A medium having inquired of his spirit-guide, a short time after this gentlemen’s decease, whether he could be evoked, received the following reply:

“This spirit is passing very slowly out of the state of confusion; it would be possible for him to answer your call, but it would be difficult and fatiguing for him to do so. You had better wait four days longer, when he will be ready to reply to you. Between this and that, he will have become aware of the kindly interest you have expressed for him, and he will come to you gratefully, and as a friend.”

Four days afterwards, the spirit in question dictated this communication:

Dear Friend, my earthly life was of slight importance, weighed in the scales of eternity; nevertheless, I am far from being unhappy. I am in the modest, but comparatively happy, position of one who, in the earthly life, did little wrong, and yet did not sufficiently aim at perfection. If people can be happy in a narrow sphere, I am of that number. I regret only one thing, which is, that I did not know what you know; my state of confusion would have been shorter and less painful. As it was, it caused me great suffering. Think what it must be to live, and yet not to live; to see your fleshly body, to be strongly bound to it, and yet to be unable to make use of it; to see those you love, and to feel that the mental action which unites you to them is becoming extinct – oh, what a terrible moment! How terrible to feel yourself stunned by an indefinable sensation that seizes and strangles you and, an instant afterwards, darkness! To be alive, and, the next moment, to feel yourself annihilated! You strive to regain the consciousness of your individual self, and you cannot grasp it; you no longer exist, and yet you feel that, nevertheless, you do exist, but in an abyss of confusion! And presently, after a lapse of time that you are unable to measure, a time of latent distress – for you no longer have the strength to feel it understandingly – after this lapse of time which seems to you interminable, to be slowly reborn into existence, to wake up in a new world! To no longer possess a material body, to no longer have part or lot in the earthly life; to feel that you are living the life of immortality! No longer to see about you men and women in heavy bodies of flesh, but to find yourself surrounded with the light and active forms of spirits, gliding beside you, and around you, in every direction, and in such numbers that your glance is unable to take them in; for they seem to fill the infinity of space in which they float! To see this infinity spread out before you, and to be able to transport yourself through it by the mere action of your will; to hold communion, by the mere action of your thought! Oh, friends, what a different life from that of the Earth! What a brilliant life! What a life of delight! Hail, hail to thee, Eternity that hast received me into thy bosom! Adieu, Earth that hast held me back so long from the native element of my soul! No, I want nothing more of thee, for thou art a land of exile, and thy greatest happiness is – nothing!

But if, before quitting the Earth, I had known what you know, how much easier and more pleasant would have been my initiation into this other life! I should have known, before dying, what I had to learn afterwards, at the moment of separation; and my soul would have accomplished its disengagement much more easily. You are on the right road, but never, no, never upon the Earth, can you fully understand to what that road is leading you! Say this to my son; but say it to him so often that he may be brought to believe it, and to learn; let him do this, and, when he comes into the world in which I am, we shall not be separated.

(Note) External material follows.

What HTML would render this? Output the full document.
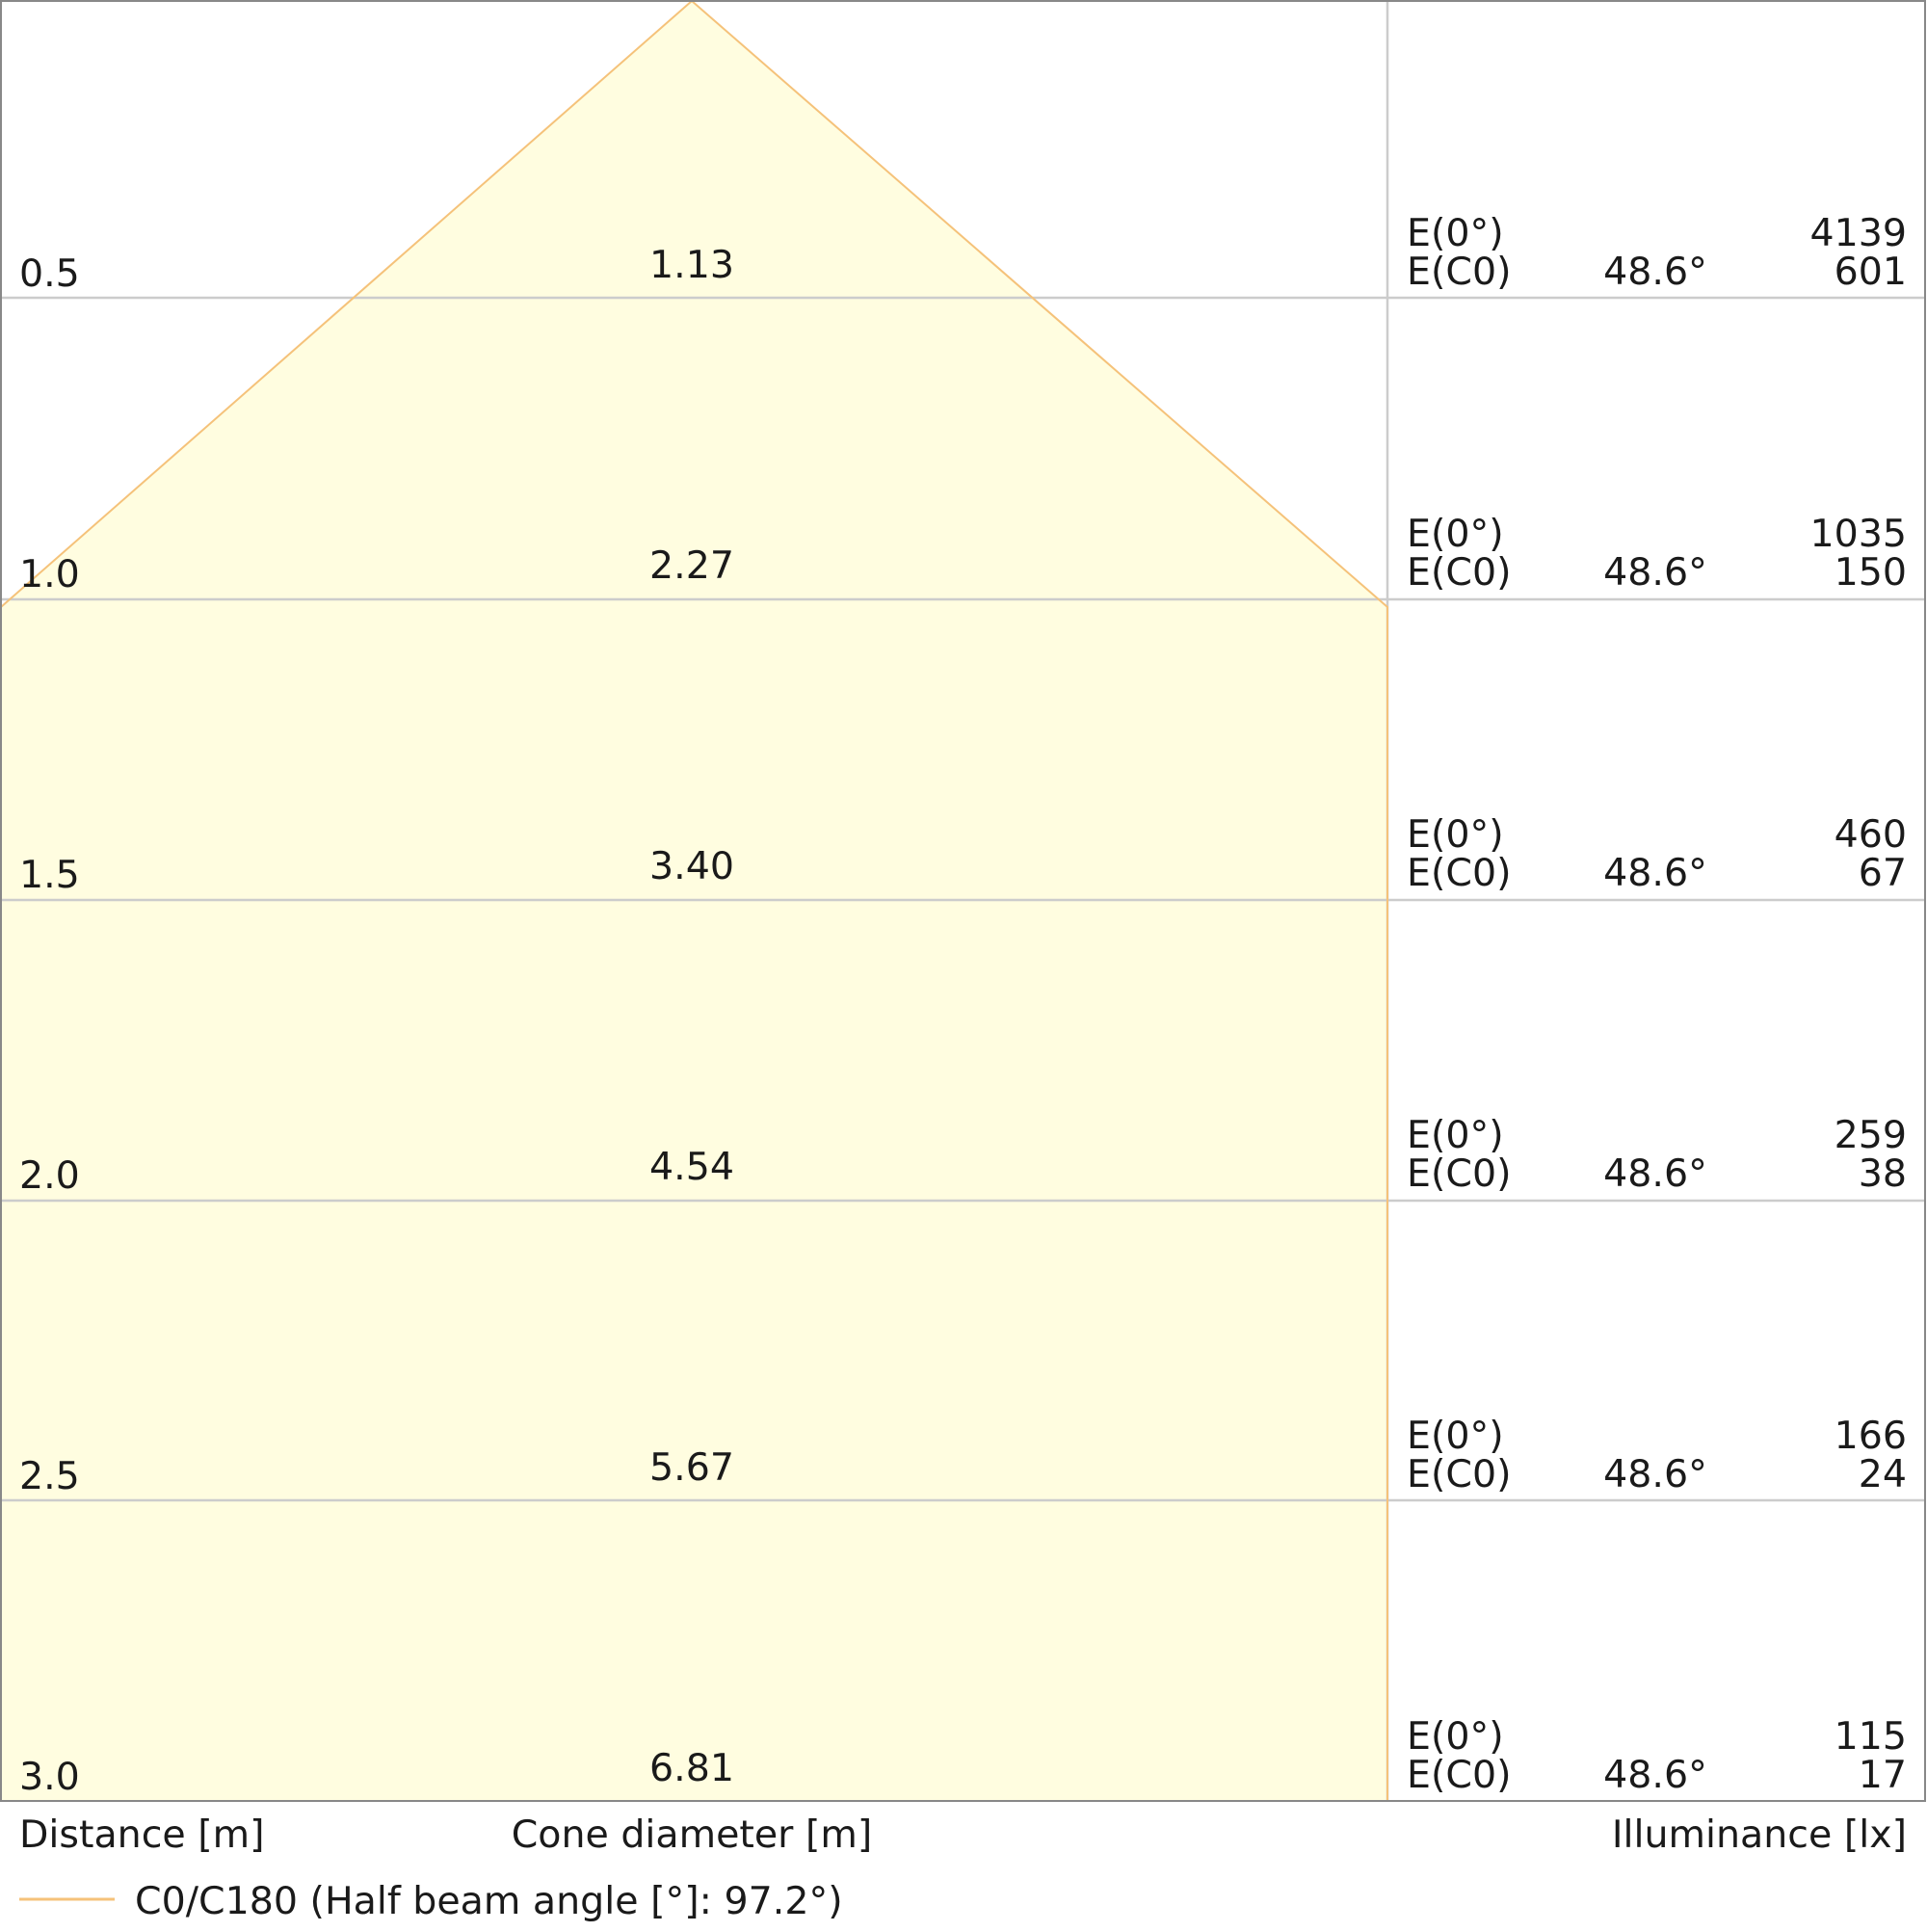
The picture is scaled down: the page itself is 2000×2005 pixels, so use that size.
<!DOCTYPE html>
<html><head><meta charset="utf-8"><style>
html,body{margin:0;padding:0;background:#fff;}
svg text{font-family:"DejaVu Sans","Liberation Sans",sans-serif;font-size:39.5px;fill:#1a1a1a;}
</style></head><body>
<svg width="2000" height="2000" viewBox="0 0 2000 2000" xmlns="http://www.w3.org/2000/svg">
<rect x="0" y="0" width="2000" height="2000" fill="#fff"/>
<polygon points="1,630 718,1 1440,630 1440,1869 1,1869" fill="#fffde0" stroke="none"/>
<g stroke="#cccccc" stroke-width="2.5">
<line x1="1" y1="309" x2="1998" y2="309"/>
<line x1="1" y1="622" x2="1998" y2="622"/>
<line x1="1" y1="934" x2="1998" y2="934"/>
<line x1="1" y1="1246" x2="1998" y2="1246"/>
<line x1="1" y1="1557" x2="1998" y2="1557"/>
<line x1="1440" y1="1" x2="1440" y2="1869"/>
</g>
<polyline points="1,630 718,1 1440,630 1440,1869" fill="none" stroke="#f5c27a" stroke-width="2"/>
<rect x="1" y="1" width="1997" height="1868" fill="none" stroke="#888" stroke-width="2"/>
<g>
<text x="20" y="297">0.5</text><text x="718" y="288" text-anchor="middle">1.13</text>
<text x="1460" y="255">E(0°)</text><text x="1460" y="295">E(C0)</text><text x="1718" y="295" text-anchor="middle">48.6°</text><text x="1979" y="255" text-anchor="end">4139</text><text x="1979" y="295" text-anchor="end">601</text>

<text x="20" y="609">1.0</text><text x="718" y="600" text-anchor="middle">2.27</text>
<text x="1460" y="567">E(0°)</text><text x="1460" y="607">E(C0)</text><text x="1718" y="607" text-anchor="middle">48.6°</text><text x="1979" y="567" text-anchor="end">1035</text><text x="1979" y="607" text-anchor="end">150</text>

<text x="20" y="921">1.5</text><text x="718" y="912" text-anchor="middle">3.40</text>
<text x="1460" y="879">E(0°)</text><text x="1460" y="919">E(C0)</text><text x="1718" y="919" text-anchor="middle">48.6°</text><text x="1979" y="879" text-anchor="end">460</text><text x="1979" y="919" text-anchor="end">67</text>

<text x="20" y="1233">2.0</text><text x="718" y="1224" text-anchor="middle">4.54</text>
<text x="1460" y="1191">E(0°)</text><text x="1460" y="1231">E(C0)</text><text x="1718" y="1231" text-anchor="middle">48.6°</text><text x="1979" y="1191" text-anchor="end">259</text><text x="1979" y="1231" text-anchor="end">38</text>

<text x="20" y="1545">2.5</text><text x="718" y="1536" text-anchor="middle">5.67</text>
<text x="1460" y="1503">E(0°)</text><text x="1460" y="1543">E(C0)</text><text x="1718" y="1543" text-anchor="middle">48.6°</text><text x="1979" y="1503" text-anchor="end">166</text><text x="1979" y="1543" text-anchor="end">24</text>

<text x="20" y="1857">3.0</text><text x="718" y="1848" text-anchor="middle">6.81</text>
<text x="1460" y="1815">E(0°)</text><text x="1460" y="1855">E(C0)</text><text x="1718" y="1855" text-anchor="middle">48.6°</text><text x="1979" y="1815" text-anchor="end">115</text><text x="1979" y="1855" text-anchor="end">17</text>

<text x="20" y="1917">Distance [m]</text>
<text x="718" y="1917" text-anchor="middle">Cone diameter [m]</text>
<text x="1979" y="1917" text-anchor="end">Illuminance [lx]</text>
<line x1="20" y1="1971" x2="119" y2="1971" stroke="#f5c27a" stroke-width="3"/>
<text x="140" y="1986">C0/C180 (Half beam angle [°]: 97.2°)</text>
</g>
</svg>
</body></html>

Farewell, friends, farewell to you all; I await your arrival here, and, while you remain upon the Earth, I shall often come to your meetings for enlightenment; for I do not yet know as much as is known by many among you. But I shall learn rapidly in this world where I have no longer any ties to hold me back, and where old age no longer weakens my faculties. Here, we live, and advance, largely and rapidly; for horizons ahead of us are so magnificent that we are impatient to reach them! And now I leave you my friends. Farewell, farewell! VAN DURST.